Kennedy believes there is good reason why large gaps in income affect the health of more than just the very poor. He said growing income inequality - a sharp trend in the United States since the early 1980s - results in a breakdown of social cohesion, increased competition for scarce resources and greater levels of stress and frustration, and then to poorer health.

Some economists and physicians said they are skeptical that stress from economic circumstances causes major health problems, particularly among middle-income Americans. And a correlation between income inequality and high mortality rates does not mean a cause-and-effect relationship, they said.

"I find it hard to believe that stress gives middle-income heads of households a higher rate of health problems," said John Liu, a health economist with the Heritage Foundation, a conservative think tank in Washington.

Kennedy argued that the finding "shows that trickle-down economic policies don't work. The notion that a rising tide raises all boats doesn't hold if there is a substantial discrepancy in how wealth is shared. A lot of people are drowning."

The two studies could not tease apart how disparities in income correlated with the health status of specific income sub-groups. However, Kennedy said, the effects on health were too large to have been confined to poor people; he added that both studies controlled for the known effects of poverty on health.

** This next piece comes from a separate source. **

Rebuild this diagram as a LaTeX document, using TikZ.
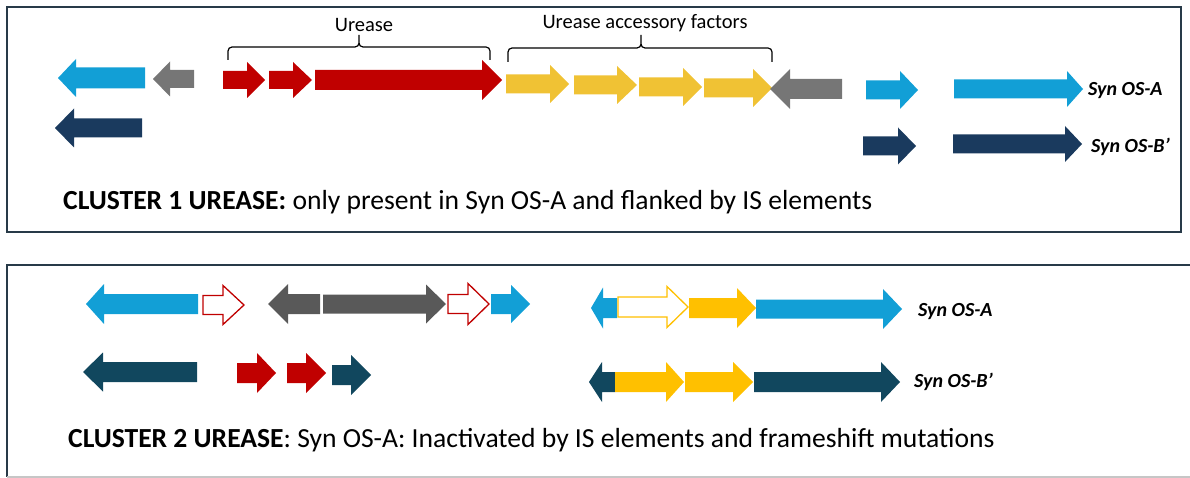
\documentclass[tikz,border=0pt]{standalone}
\usepackage{fontspec}
\setmainfont{Carlito}
\definecolor{lblue}{RGB}{18,159,214}
\definecolor{navy}{RGB}{26,58,94}
\definecolor{teal2}{RGB}{17,71,94}
\definecolor{grayA}{RGB}{118,118,118}
\definecolor{grayB}{RGB}{89,89,89}
\definecolor{redU}{RGB}{192,0,0}
\definecolor{yelA}{RGB}{240,194,52}
\definecolor{yelB}{RGB}{255,192,0}
\definecolor{frameC}{RGB}{40,58,72}
% right arrow: style, x-left, x-headbase, x-tip, y-centre, body half, head half
\newcommand{\rarr}[7]{\path[#1] (#2,#5-#6) -- (#3,#5-#6) -- (#3,#5-#7) -- (#4,#5) -- (#3,#5+#7) -- (#3,#5+#6) -- (#2,#5+#6) -- cycle;}
% left arrow: style, x-tip, x-headbase, x-right, y-centre, body half, head half
\newcommand{\larr}[7]{\path[#1] (#2,#5) -- (#3,#5-#7) -- (#3,#5-#6) -- (#4,#5-#6) -- (#4,#5+#6) -- (#3,#5+#6) -- (#3,#5+#7) -- cycle;}
\begin{document}
\begin{tikzpicture}[x=1pt,y=-1pt,
  panel/.style={draw=frameC,line width=2.4pt},
  brc/.style={draw=black,line width=1.2pt},
  lbl/.style={inner sep=0pt,font=\fontsize{20.5}{24}\selectfont},
  syn/.style={inner sep=0pt,anchor=west,font=\fontsize{20}{24}\selectfont\bfseries\itshape},
  captxt/.style={inner sep=0pt,anchor=west,font=\fontsize{27.6}{32}\selectfont},
  outl/.style={fill=white,line width=1.3pt,line join=miter}]
\useasboundingbox (0,0) rectangle (1190,478);
% ---------- panel frames ----------
\draw[panel] (7,7) rectangle (1181,232);
\begin{scope}
\clip (0,0) rectangle (1190,478);
\draw[panel] (1300,265) -- (7,265) -- (7,477);
\draw[draw=gray!45,line width=1.2pt] (7,477) -- (1300,477);
\end{scope}
% ---------- panel 1 ----------
\larr{fill=lblue}{58}{76}{145}{78}{10.5}{19}
\larr{fill=grayA}{153}{170}{194}{79}{9}{17.5}
\larr{fill=navy}{55}{74}{142}{128}{9.5}{19.5}
\rarr{fill=redU}{223}{247}{265}{80}{9}{18}
\rarr{fill=redU}{269}{293}{312}{80}{9}{18}
\rarr{fill=redU}{315}{482}{502}{80}{10}{20}
\rarr{fill=yelA}{506}{550}{569}{84}{9.5}{19}
\rarr{fill=yelA}{574}{617}{637}{85}{9.5}{19}
\rarr{fill=yelA}{639}{683}{702}{87}{9.5}{19}
\rarr{fill=yelA}{704}{753}{772}{88}{9.5}{19}
\larr{fill=grayA}{770}{790}{842}{89}{10}{20}
\rarr{fill=lblue}{866}{900}{918}{90}{9.5}{19}
\rarr{fill=lblue}{954}{1067}{1083}{89}{9.5}{18}
\rarr{fill=navy}{863}{898}{916}{146}{9.5}{18.5}
\rarr{fill=navy}{953}{1065}{1082}{144}{9.5}{18}
\node[syn] (synA1) at (1088,91) {Syn OS-A};
\node[syn] (synB1) at (1091,147) {Syn OS-B’};
% braces
\coordinate (b1l) at (228,60); \coordinate (b1m) at (359,35); \coordinate (b1r) at (490,60);
\draw[brc] (b1l) -- (228,51) to[out=90,in=180] (232,47) -- (355,47) to[out=0,in=-90] (b1m |- 0,43) -- (b1m)
  (b1m) -- (b1m |- 0,43) to[out=-90,in=180] (363,47) -- (486,47) to[out=0,in=90] (490,51) -- (b1r);
\node[lbl] (ur) at (364,25) {Urease};
\coordinate (b2l) at (508,62); \coordinate (b2m) at (641,35); \coordinate (b2r) at (772,62);
\draw[brc] (b2l) -- (508,52) to[out=90,in=180] (512,48) -- (637,48) to[out=0,in=-90] (b2m |- 0,44) -- (b2m)
  (b2m) -- (b2m |- 0,44) to[out=-90,in=180] (645,48) -- (768,48) to[out=0,in=90] (772,52) -- (b2r);
\node[lbl] (acc) at (645,23) {Urease accessory factors};
\node[captxt] (cap1) at (63,202) {\textbf{CLUSTER 1 UREASE:} only present in Syn OS-A and flanked by IS elements};
% ---------- panel 2 ----------
\larr{fill=lblue}{86}{104}{198}{304}{10}{20}
\rarr{outl,draw=redU}{203}{223}{244}{305}{9.5}{19.5}
\larr{fill=grayB}{268}{288}{320}{304}{10}{20}
\rarr{fill=grayB}{323}{426}{446}{304}{9.5}{19.5}
\rarr{outl,draw=redU}{448}{468}{489}{304}{9.5}{20.5}
\rarr{fill=lblue}{491}{511}{530}{304}{10}{19}
\larr{fill=teal2}{83}{103}{197}{372}{10}{19.5}
\rarr{fill=redU}{237}{257}{276}{373}{10}{20}
\rarr{fill=redU}{287}{306}{326}{373}{10}{20}
\rarr{fill=teal2}{332}{351}{371}{375}{10}{20}
\larr{fill=lblue}{591}{603}{617}{308}{10}{20.5}
\rarr{outl,draw=yelB}{618}{667}{688}{307}{10}{20.5}
\rarr{fill=yelB}{689}{737}{756}{308}{10}{20}
\rarr{fill=lblue}{756}{883}{902}{309}{9.5}{20}
\larr{fill=teal2}{589}{602}{615}{382}{10}{20}
\rarr{fill=yelB}{615}{666}{684}{382}{10}{20}
\rarr{fill=yelB}{685}{733}{753}{382}{10}{20}
\rarr{fill=teal2}{754}{881}{900}{382}{10}{20}
\node[syn] (synA2) at (918,312) {Syn OS-A};
\node[syn] (synB2) at (914,382) {Syn OS-B’};
\node[captxt] (cap2) at (68,440) {\textbf{CLUSTER 2 UREASE}: Syn OS-A: Inactivated by IS elements and frameshift mutations};
\end{tikzpicture}
\end{document}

Both studies also controlled for, or took into account, other possible confounding factors such as smoking and drinking rates, household income and household size.

"This effect on health wasn't just happening to poor people; middle-class people were affected too," said George A. Kaplan, chief of the human population laboratory for the California Department of Health Services in Berkeley, Calif., and lead author of the other study. "When we accounted for income differences, there was still a strong relationship between income inequality and mortality rates."

Kaplan and his colleagues also found that states such as Mississippi, Louisiana, Alabama and Kentucky that had the largest discrepancies in income also had the highest mortality rates. In contrast, states such as New Hampshire, Vermont, Wisconsin and Utah that had the least income disparities had the lowest rates. Massachusetts ranked in the middle in income inequality and mortality rates.

"We found that the most unequal states had the poorest educational outcomes and the fewest number of social services," Kaplan said.

While arriving at the same conclusion, the two studies used different measures of income distribution. Kaplan's group measured how much of total household income goes to people in the bottom half of the population. It found that in states where the bottom half gets less of the pie, mortality rates were highest.

In the Harvard study, researchers used a measure known as the "Robin Hood index" to determine income distribution. It approximates the share of income that would have to be transferred from those above the mean to those below to achieve equal distribution of income. The higher the index, the less equal is the income distribution.

"The US Robin Hood index is one of the highest in the developed world; i.e. one of the most unequal," Kennedy said. "And that may explain why, despite the fact that we are the wealthiest nation in the world and we spend more on health than any other nation, we are among the highest in the developed countries in rates of infant mortality, homicide and other mortality measures."